(Collection entries)
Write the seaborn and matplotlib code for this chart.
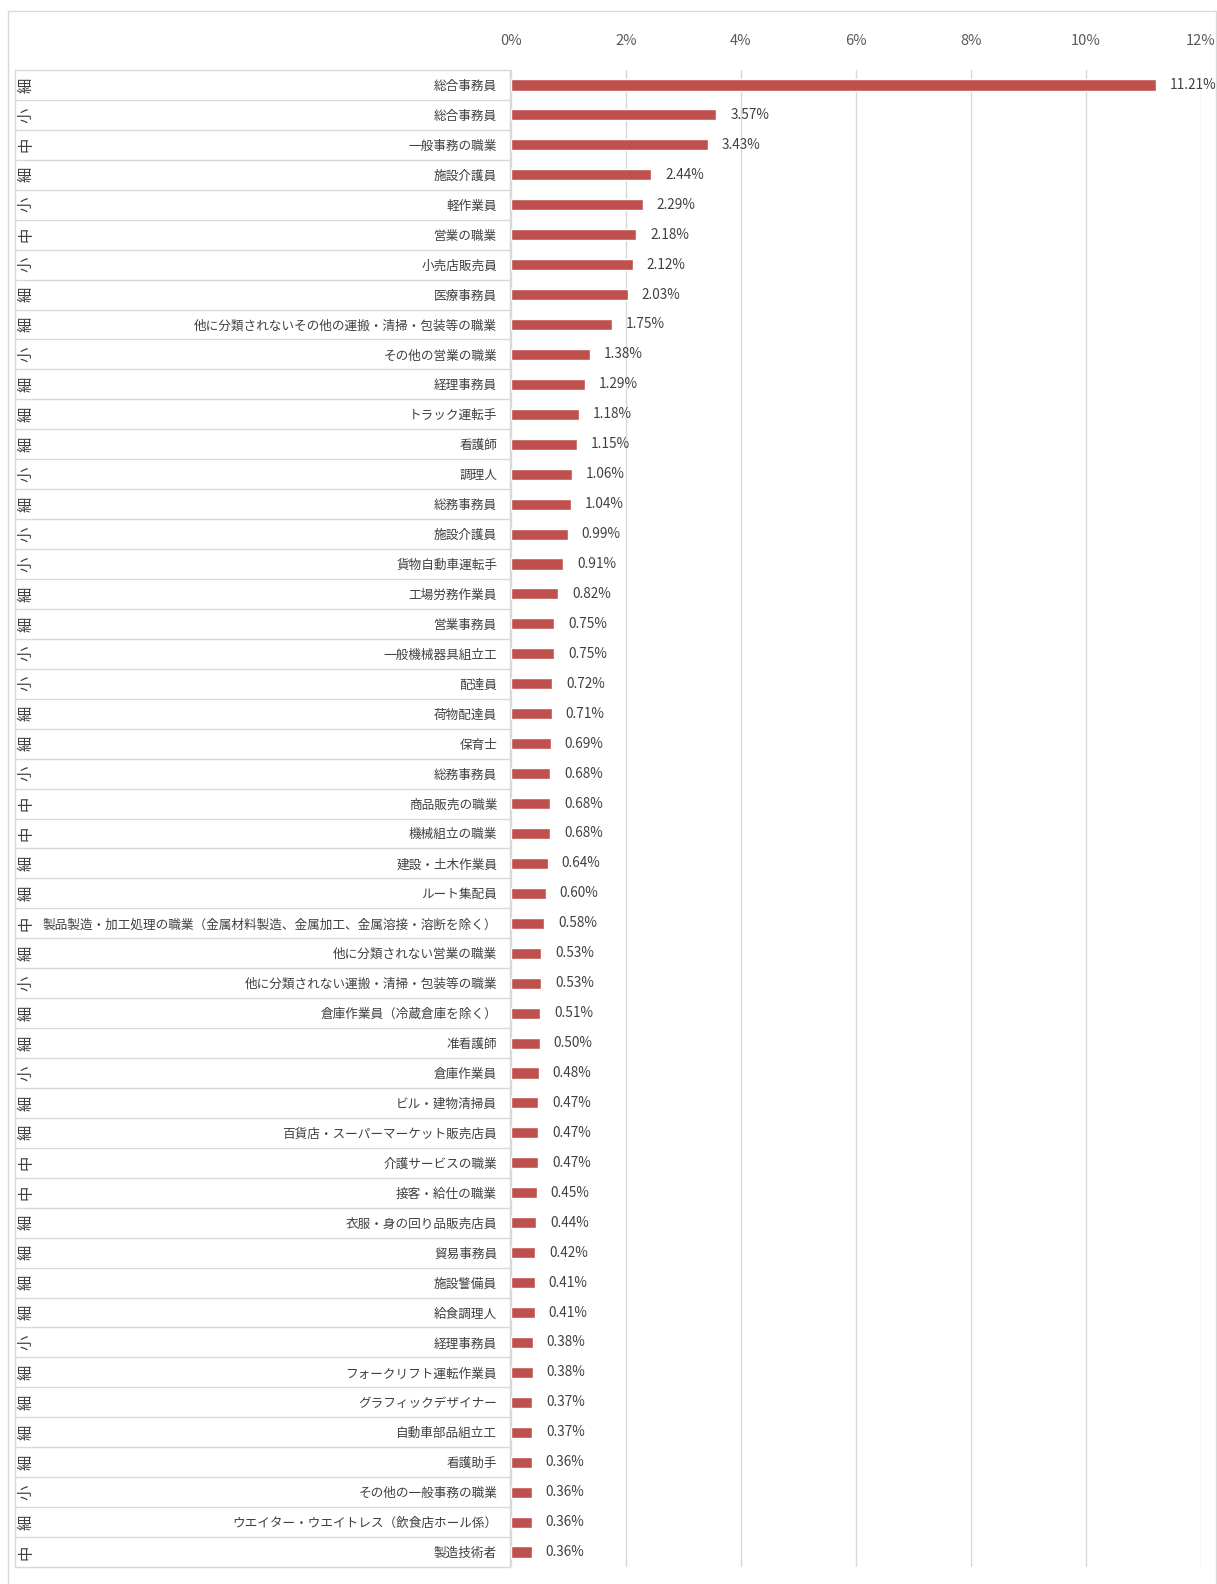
import matplotlib
matplotlib.use("Agg")
import matplotlib.pyplot as plt
import matplotlib.transforms as mtransforms
from matplotlib.patches import Rectangle
from matplotlib.lines import Line2D
import seaborn as sns
import pandas as pd

# Occupation classification level (細 = 細分類, 小 = 小分類, 中 = 中分類)
levels = [
    "細", "小", "中", "細", "小", "中", "小", "細", "細", "小",
    "細", "細", "細", "小", "細", "小", "小", "細", "細", "小",
    "小", "細", "細", "小", "中", "中", "細", "細", "中", "細",
    "小", "細", "細", "小", "細", "細", "中", "中", "細", "細",
    "細", "細", "小", "細", "細", "細", "細", "小", "細", "中",
]

occupations = [
    "総合事務員", "総合事務員", "一般事務の職業", "施設介護員", "軽作業員",
    "営業の職業", "小売店販売員", "医療事務員",
    "他に分類されないその他の運搬・清掃・包装等の職業", "その他の営業の職業",
    "経理事務員", "トラック運転手", "看護師", "調理人", "総務事務員",
    "施設介護員", "貨物自動車運転手", "工場労務作業員", "営業事務員", "一般機械器具組立工",
    "配達員", "荷物配達員", "保育士", "総務事務員", "商品販売の職業",
    "機械組立の職業", "建設・土木作業員", "ルート集配員",
    "製品製造・加工処理の職業（金属材料製造、金属加工、金属溶接・溶断を除く）",
    "他に分類されない営業の職業",
    "他に分類されない運搬・清掃・包装等の職業", "倉庫作業員（冷蔵倉庫を除く）", "准看護師",
    "倉庫作業員", "ビル・建物清掃員",
    "百貨店・スーパーマーケット販売店員", "介護サービスの職業", "接客・給仕の職業",
    "衣服・身の回り品販売店員", "貿易事務員",
    "施設警備員", "給食調理人", "経理事務員", "フォークリフト運転作業員", "グラフィックデザイナー",
    "自動車部品組立工", "看護助手", "その他の一般事務の職業",
    "ウエイター・ウエイトレス（飲食店ホール係）", "製造技術者",
]

shares = [
    11.21, 3.57, 3.43, 2.44, 2.29, 2.18, 2.12, 2.03, 1.75, 1.38,
    1.29, 1.18, 1.15, 1.06, 1.04, 0.99, 0.91, 0.82, 0.75, 0.75,
    0.72, 0.71, 0.69, 0.68, 0.68, 0.68, 0.64, 0.60, 0.58, 0.53,
    0.53, 0.51, 0.50, 0.48, 0.47, 0.47, 0.47, 0.45, 0.44, 0.42,
    0.41, 0.41, 0.38, 0.38, 0.37, 0.37, 0.36, 0.36, 0.36, 0.36,
]

x_ticks = [0, 2, 4, 6, 8, 10, 12]
x_tick_labels = ["0%", "2%", "4%", "6%", "8%", "10%", "12%"]

sns.set_theme(style="white")
plt.rcParams["font.family"] = ["Noto Sans CJK JP", "DejaVu Sans"]

W, H = 1217, 1584
fig = plt.figure(figsize=(W / 100, H / 100), dpi=100)
fig.patch.set_facecolor("white")

ax_left, ax_right = 511, 1201
ax_top, ax_bottom = 70, 1567
ax = fig.add_axes([ax_left / W, 1 - ax_bottom / H,
                   (ax_right - ax_left) / W, (ax_bottom - ax_top) / H])

df = pd.DataFrame({
    "rank": [str(i) for i in range(len(shares))],
    "occupation": occupations,
    "level": levels,
    "share": shares,
})

sns.barplot(data=df, x="share", y="rank", orient="h", color="#C0504D",
            saturation=1, width=0.37, ax=ax)

n = len(df)
ax.set_xlim(0, 12)
ax.set_ylim(n - 0.5, -0.5)

# percent axis on top
ax.xaxis.tick_top()
ax.set_xticks(x_ticks, labels=x_tick_labels)
ax.tick_params(axis="x", length=0, pad=16, labelsize=10.5, labelcolor="#595959")
ax.set_xlabel("")
ax.set_ylabel("")
ax.grid(axis="x", color="#D9D9D9", linewidth=1)
ax.set_axisbelow(True)

# occupation names
ax.set_yticks(range(n), labels=df["occupation"])
ax.tick_params(axis="y", length=0, pad=10, labelsize=9.1, labelcolor="#404040")

for s in ax.spines.values():
    s.set_visible(False)

# value labels
ax.bar_label(ax.containers[0], labels=[f"{v:.2f}%" for v in df["share"]],
             padding=10, fontsize=9.8, color="#404040")

# category table: row separators, borders and level column
trans = mtransforms.blended_transform_factory(fig.transFigure, ax.transData)
grid_c = "#D9D9D9"
table_left, table_right = 15, 510
for i in range(n + 1):
    ax.add_line(Line2D([table_left / W, table_right / W], [i - 0.5, i - 0.5],
                       transform=trans, color=grid_c, linewidth=1, clip_on=False))
for xp in (table_left, table_right):
    ax.add_line(Line2D([xp / W, xp / W], [-0.5, n - 0.5], transform=trans,
                       color=grid_c, linewidth=1, clip_on=False))
for i, lv in enumerate(df["level"]):
    ax.text(26 / W, i, lv, transform=trans, rotation=90, ha="center", va="center",
            fontsize=11, color="#404040", clip_on=False)

# chart frame
fig.patches.append(Rectangle((7.5 / W, -0.01), (1216 - 7.5) / W, 1.01 - 11 / H,
                             transform=fig.transFigure, fill=False,
                             edgecolor="#D9D9D9", linewidth=1))

fig.savefig("out.png", dpi=100)
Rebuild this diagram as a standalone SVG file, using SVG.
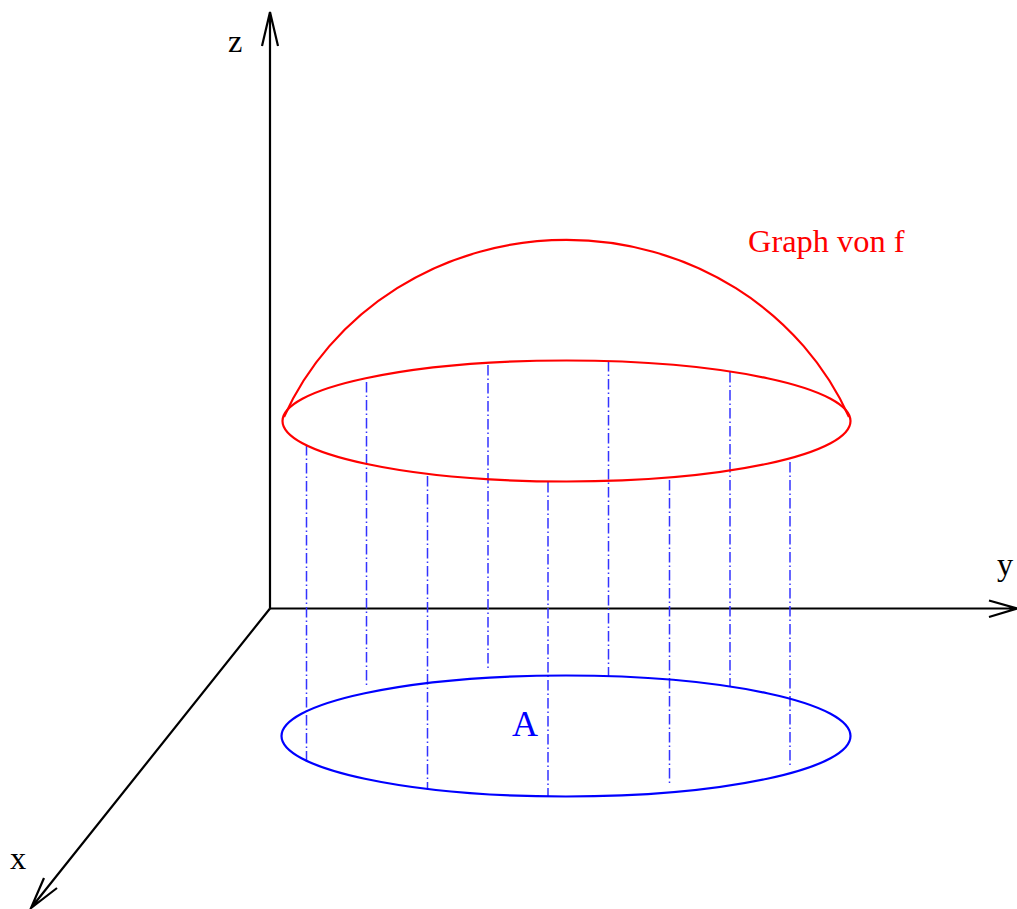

→ To be done:
Look through the entries above. Extract each line with the word "chart".

→ Response to this exercise:
Write the seaborn and matplotlib code for this chart.
# chart frame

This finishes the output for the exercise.